The DFT’s of each specific probability distribution can then be combined to create an eight-dimensional DFT wave function representing the complete set of probabilities.

One observation that stands out from these probabilistic models is that the nonlinear equations that were developed for the relativity model of the meaning of text have now produced a set of probability distributions. We have moved away from problems dealing with curvature and nonlinearity.

These new probability distributions and wave functions can now be further processed in a linear manner. This allows the decomposition of a large and complex problem into separate components. Each of these component problems can be solved and then combined with other component solutions to build a solution to the original complex problem.
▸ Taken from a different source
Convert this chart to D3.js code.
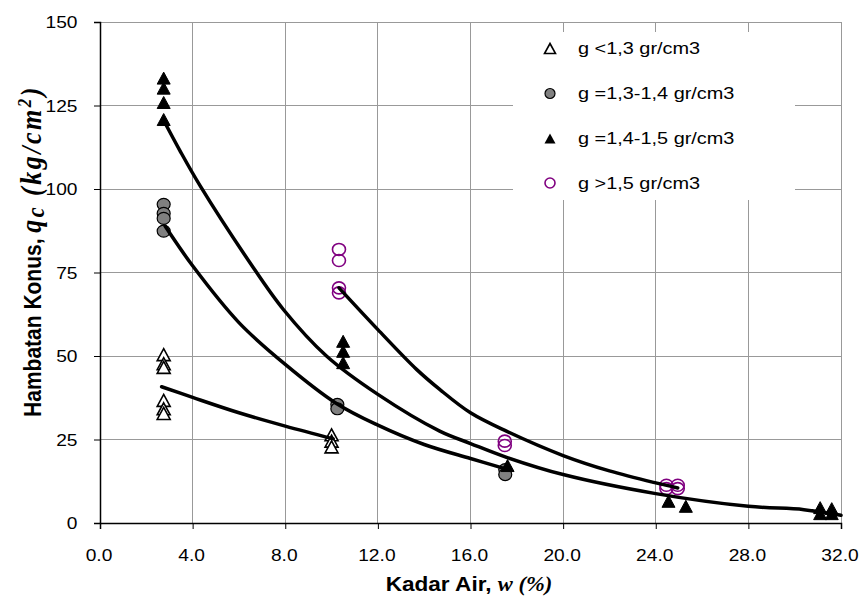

There are many similarities between the meaning of natural language text and Newtonian physics, relativity theory and quantum theory. Models were developed for the meaning of text that are analogous to the physics models.

The “Newtonian” model of meaning provided a simple aggregation of the individual meanings of text in a sentence. The relativity model of meaning recognized the more common nonlinearity of meaning and the curvature of the domain of the meaning of text.

The discrete probabilistic model of meaning integrated the concept of probability from quantum theory. This probabilistic approach recognized that a single meaning of text is often difficult to identify.

And finally, the probabilistic wave function model of meaning utilized the Discrete Fourier Transform to represent meaning as an eight-dimensional wave function. This format may create many opportunities for further processing of the meaning of text. This new processing may utilize methods developed for electronic communication systems.

The meaning of text has progressed from a linear model, to a nonlinear model, to a nonlinear probabilistic model that produced a linear eight-dimensional probability distribution.